The "Software" fuzz style is great, specially when the effect is scaled up. Although we will never have a perfect recreation of the "Vanilla Doom" or software look on the hardware accelerated engine, it comes really close. There is one problem though, and that is it's so "expensive" on less capable hardware (igpu and mobile) that on legacy builds the fuzz setting defaults to shadow (I know there are other technical reasons to pick shadow too, as explained at viewtopic.php?p=1112677#p1112677 but I'd digress).
It always seemed curious to me that the effect, on the same old hardware, is trivial and not expensive on software mode, so I took a quick look at the code found in https://github.com/coelckers/gzdoom/blob/master/wadsrc/static/shaders/glsl/fuzz_software.fp and I think I know what's holding it up.
[code]// Fuzz effect as rendered by the software renderer
#define FUZZTABLE 50
#define FUZZ_RANDOM_X_SIZE 100
#define FRACBITS 16
#define fixed_t int
int fuzz_random_x_offset[FUZZ_RANDOM_X_SIZE] = int[]
(
75, 76, 21, 91, 56, 33, 62, 99, 61, 79,
95, 54, 41, 18, 69, 43, 49, 59, 10, 84,
94, 17, 57, 46, 9, 39, 55, 34,100, 81,
73, 88, 92, 3, 63, 36, 7, 28, 13, 80,
16, 96, 78, 29, 71, 58, 89, 24, 1, 35,
52, 82, 4, 14, 22, 53, 38, 66, 12, 72,
90, 44, 77, 83, 6, 27, 48, 30, 42, 32,
65, 15, 97, 20, 67, 74, 98, 85, 60, 68,
19, 26, 8, 87, 86, 64, 11, 37, 31, 47,
25, 5, 50, 51, 23, 2, 93, 70, 40, 45
);
int fuzzoffset[FUZZTABLE] = int[]
(
6, 11, 6, 11, 6, 6, 11, 6, 6, 11,
6, 6, 6, 11, 6, 6, 6, 11, 15, 18,
21, 6, 11, 15, 6, 6, 6, 6, 11, 6,
11, 6, 6, 11, 15, 6, 6, 11, 15, 18,
21, 6, 6, 6, 6, 11, 6, 6, 11, 6
);
vec4 ProcessTexel()
{
vec2 texCoord = vTexCoord.st;
vec4 basicColor = getTexel(texCoord);
// Ideally fuzzpos would be an uniform and differ from each sprite so that overlapping demons won't get the same shade for the same pixel
int next_random = int(abs(mod(timer * 35.0, float(FUZZ_RANDOM_X_SIZE))));
int fuzzpos = (/*fuzzpos +*/ fuzz_random_x_offset[next_random] * FUZZTABLE / 100) % FUZZTABLE;
int x = int(gl_FragCoord.x);
int y = int(gl_FragCoord.y);
fixed_t fuzzscale = (200 << FRACBITS) / uViewHeight;
int scaled_x = (x * fuzzscale) >> FRACBITS;
int fuzz_x = fuzz_random_x_offset[scaled_x % FUZZ_RANDOM_X_SIZE] + fuzzpos;
fixed_t fuzzcount = FUZZTABLE << FRACBITS;
fixed_t fuzz = ((fuzz_x << FRACBITS) + y * fuzzscale) % fuzzcount;
float alpha = float(fuzzoffset[fuzz >> FRACBITS]) / 32.0;
return vec4(0.0, 0.0, 0.0, basicColor.a * alpha);
}[/code]
The first mod operation seems to help the shader update at the correct framerate and is thus not easily negotiable, but the following modulus operators are for array lookups and coordinates.

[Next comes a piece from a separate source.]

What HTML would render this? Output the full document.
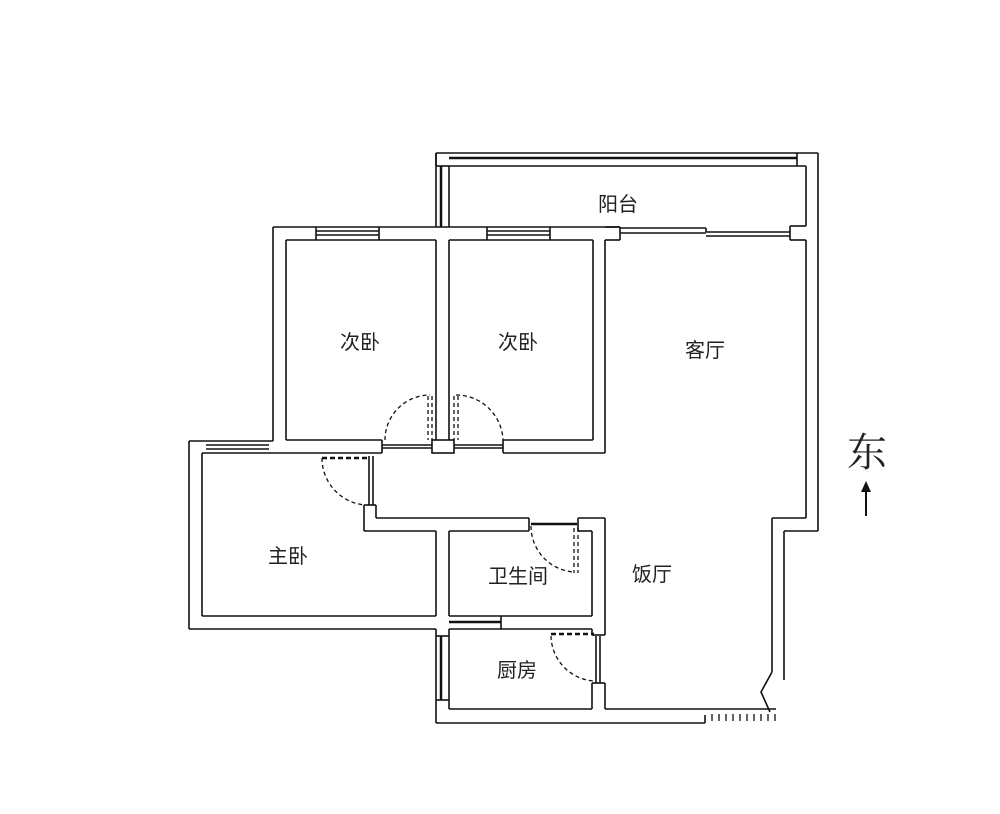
<!DOCTYPE html>
<html><head><meta charset="utf-8"><style>
html,body{margin:0;padding:0;background:#fff;width:1000px;height:814px;overflow:hidden}
text{font-family:"Liberation Sans","Noto Sans CJK SC",sans-serif;fill:#222}
</style></head><body>
<svg width="1000" height="814" viewBox="0 0 1000 814" xmlns="http://www.w3.org/2000/svg">
<g fill="none" stroke="#111" stroke-width="1.6">
<!-- balcony -->
<line x1="436" y1="153" x2="818" y2="153"/>
<line x1="449" y1="158" x2="797" y2="158" stroke-width="2.5"/>
<line x1="449" y1="166" x2="806" y2="166"/>
<line x1="436" y1="153" x2="436" y2="227"/>
<line x1="441" y1="166" x2="441" y2="227" stroke-width="2.5"/>
<line x1="449" y1="166" x2="449" y2="227"/>
<line x1="436" y1="153" x2="436" y2="166"/>
<line x1="436" y1="166" x2="449" y2="166"/>
<line x1="797" y1="153" x2="797" y2="166"/>
<!-- right outer wall -->
<line x1="818" y1="153" x2="818" y2="531"/>
<line x1="806" y1="166" x2="806" y2="226"/>
<line x1="806" y1="240" x2="806" y2="518"/>
<line x1="790" y1="226" x2="806" y2="226"/>
<line x1="790" y1="226" x2="790" y2="240"/>
<line x1="790" y1="240" x2="806" y2="240"/>
<line x1="772" y1="518" x2="806" y2="518"/>
<line x1="784" y1="531" x2="818" y2="531"/>
<line x1="772" y1="518" x2="772" y2="672"/>
<line x1="784" y1="531" x2="784" y2="680"/>
<polyline points="772,672 761,692 770,712"/>
<!-- living top window -->
<line x1="620" y1="228" x2="706" y2="228"/>
<line x1="620" y1="233" x2="706" y2="233"/>
<line x1="706" y1="228" x2="706" y2="232"/>
<line x1="706" y1="232" x2="790" y2="232"/>
<line x1="706" y1="236" x2="790" y2="236"/>
<!-- bedrooms -->
<line x1="273" y1="227" x2="620" y2="227"/>
<line x1="605" y1="227" x2="620" y2="227"/>
<line x1="620" y1="227" x2="620" y2="240"/>
<line x1="605" y1="240" x2="620" y2="240"/>
<line x1="273" y1="227" x2="273" y2="441"/>
<line x1="286" y1="240" x2="436" y2="240"/>
<line x1="449" y1="240" x2="593" y2="240"/>
<line x1="286" y1="240" x2="286" y2="440"/>
<line x1="436" y1="240" x2="436" y2="440"/>
<line x1="449" y1="240" x2="449" y2="440"/>
<line x1="593" y1="240" x2="593" y2="440"/>
<line x1="605" y1="240" x2="605" y2="453"/>
<line x1="316" y1="231" x2="379" y2="231"/><line x1="316" y1="235" x2="379" y2="235"/>
<line x1="316" y1="227" x2="316" y2="240"/><line x1="379" y1="227" x2="379" y2="240"/>
<line x1="487" y1="231" x2="550" y2="231"/><line x1="487" y1="235" x2="550" y2="235"/>
<line x1="487" y1="227" x2="487" y2="240"/><line x1="550" y1="227" x2="550" y2="240"/>
<line x1="286" y1="440" x2="382" y2="440"/>
<line x1="382" y1="440" x2="382" y2="453"/>
<line x1="503" y1="440" x2="593" y2="440"/>
<line x1="503" y1="440" x2="503" y2="453"/>
<line x1="503" y1="453" x2="605" y2="453"/>
<rect x="432" y="440" width="22" height="13"/>
<line x1="382" y1="445" x2="432" y2="445"/><line x1="382" y1="448" x2="432" y2="448"/>
<line x1="454" y1="445" x2="503" y2="445"/><line x1="454" y1="448" x2="503" y2="448"/>
<!-- bedroom doors -->
<g stroke-dasharray="4,3" stroke-width="1.3">
<path d="M385,440 A45,45 0 0 1 430,395"/>
<path d="M456,395 A47,47 0 0 1 503,440"/>
<line x1="428" y1="396" x2="428" y2="440"/><line x1="432" y1="396" x2="432" y2="440"/>
<line x1="454" y1="396" x2="454" y2="440"/><line x1="458" y1="396" x2="458" y2="440"/>
</g>
<!-- master bedroom -->
<line x1="189" y1="441" x2="273" y2="441"/>
<line x1="273" y1="441" x2="273" y2="441"/>
<line x1="189" y1="441" x2="189" y2="629"/>
<line x1="202" y1="453" x2="382" y2="453"/>
<line x1="206" y1="445" x2="269" y2="445"/><line x1="206" y1="449" x2="269" y2="449"/>
<line x1="202" y1="453" x2="202" y2="616"/>
<line x1="202" y1="616" x2="436" y2="616"/>
<line x1="189" y1="629" x2="436" y2="629"/>
<line x1="436" y1="531" x2="436" y2="616"/>
<line x1="364" y1="531" x2="436" y2="531"/>
<line x1="364" y1="505" x2="364" y2="531"/>
<line x1="364" y1="505" x2="376" y2="505"/>
<line x1="376" y1="505" x2="376" y2="518"/>
<line x1="376" y1="518" x2="529" y2="518"/>
<line x1="449" y1="531" x2="529" y2="531"/>
<line x1="529" y1="518" x2="529" y2="531"/>
<line x1="369" y1="456" x2="369" y2="505"/><line x1="373" y1="456" x2="373" y2="505"/>
<path d="M322,458 A47,47 0 0 0 365,505" stroke-dasharray="4,3" stroke-width="1.3"/>
<line x1="322" y1="458" x2="368" y2="458" stroke-dasharray="5,3" stroke-width="2.5"/>
<!-- bathroom -->
<line x1="449" y1="531" x2="449" y2="616"/>
<line x1="449" y1="616" x2="592" y2="616"/>
<line x1="578" y1="518" x2="605" y2="518"/>
<line x1="578" y1="518" x2="578" y2="531"/>
<line x1="578" y1="531" x2="592" y2="531"/>
<line x1="592" y1="531" x2="592" y2="616"/>
<line x1="605" y1="518" x2="605" y2="635"/>
<line x1="531" y1="524" x2="577" y2="524" stroke-width="2.5"/>
<g stroke-dasharray="4,3" stroke-width="1.3">
<line x1="574" y1="528" x2="574" y2="573"/><line x1="578" y1="528" x2="578" y2="573"/>
<path d="M531,526 A46,46 0 0 0 574,572"/>
</g>
<!-- kitchen -->
<line x1="436" y1="629" x2="436" y2="723"/>
<line x1="449" y1="629" x2="449" y2="709"/>
<line x1="441" y1="636" x2="441" y2="700" stroke-width="2.5"/>
<line x1="436" y1="636" x2="449" y2="636"/><line x1="436" y1="700" x2="449" y2="700"/>
<line x1="449" y1="622" x2="501" y2="622" stroke-width="2.5"/>
<line x1="501" y1="616" x2="501" y2="629"/>
<line x1="449" y1="629" x2="592" y2="629"/>
<line x1="592" y1="629" x2="592" y2="635"/>
<line x1="592" y1="635" x2="605" y2="635"/>
<line x1="592" y1="683" x2="605" y2="683"/>
<line x1="592" y1="683" x2="592" y2="709"/>
<line x1="605" y1="683" x2="605" y2="709"/>
<line x1="449" y1="709" x2="592" y2="709"/>
<line x1="436" y1="723" x2="705" y2="723"/>
<line x1="605" y1="709" x2="776" y2="709"/>
<line x1="705" y1="715" x2="705" y2="723"/>
<line x1="596" y1="636" x2="596" y2="683"/><line x1="600" y1="636" x2="600" y2="683"/>
<line x1="551" y1="634" x2="594" y2="634" stroke-dasharray="5,3" stroke-width="2.5"/>
<path d="M551,636 A46,46 0 0 0 594,681" stroke-dasharray="4,3" stroke-width="1.3"/>
<g stroke-width="1.3">
<line x1="712" y1="714" x2="712" y2="721"/><line x1="719" y1="714" x2="719" y2="721"/>
<line x1="726" y1="714" x2="726" y2="721"/><line x1="733" y1="714" x2="733" y2="721"/>
<line x1="740" y1="714" x2="740" y2="721"/><line x1="747" y1="714" x2="747" y2="721"/>
<line x1="754" y1="714" x2="754" y2="721"/><line x1="761" y1="714" x2="761" y2="721"/>
<line x1="768" y1="714" x2="768" y2="721"/><line x1="775" y1="714" x2="775" y2="721"/>
</g>
<!-- arrow -->
<line x1="866" y1="488" x2="866" y2="516" stroke-width="2"/>
</g>
<polygon points="866,481 861,492 871,492" fill="#111"/>
<g font-size="20">
<text x="598" y="211">阳台</text>
<text x="340" y="349">次卧</text>
<text x="498" y="349">次卧</text>
<text x="685" y="357">客厅</text>
<text x="268" y="563">主卧</text>
<text x="488" y="583">卫生间</text>
<text x="632" y="581">饭厅</text>
<text x="497" y="677">厨房</text>
</g>
<text x="847" y="466" font-size="40" style='font-family:"Liberation Serif","Noto Serif CJK SC",serif'>东</text>
</svg>
</body></html>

I have found during testing on my project Demake Shaders that this can become a bottleneck in low powered devices. In shader units hardware the % operator seemingly becomes more expensive the bigger the divisor is (for example, the 64 levels of dithering algorithm I have been using is way slower than the 16 levels version).
One solution I haven't been able to implement yet in Demake Shaders (due to health issues) is to use a Bayer Matrix texture with precomputed values baked in for the error dispersion, since texture lookup in the GPU is way faster than array lookups (as reported by PixelEater in viewtopic.php?p=1067486#p1067486 ) and that got me thinking..... Wouldn't such an approach also help the Fuzz effect slowdown? The textures would need to cycle and "animate" to replace the offset (on the x axis and time), sure, so it would take more memory, but such is the nature of pre-computing of exchanging memory usage for execution time.
I'd do the experiment myself but I am not familiar enough with what this shader is exactly doing. When I look at the fuzz effect in the unity port (for a high res "vanilla" example) I see a repeating pattern in the animated noise. Is it maybe possible to generate such a texture beforehand (like an animated error-difussion-like, I mean)? It doesn't need to be exact, but convincing.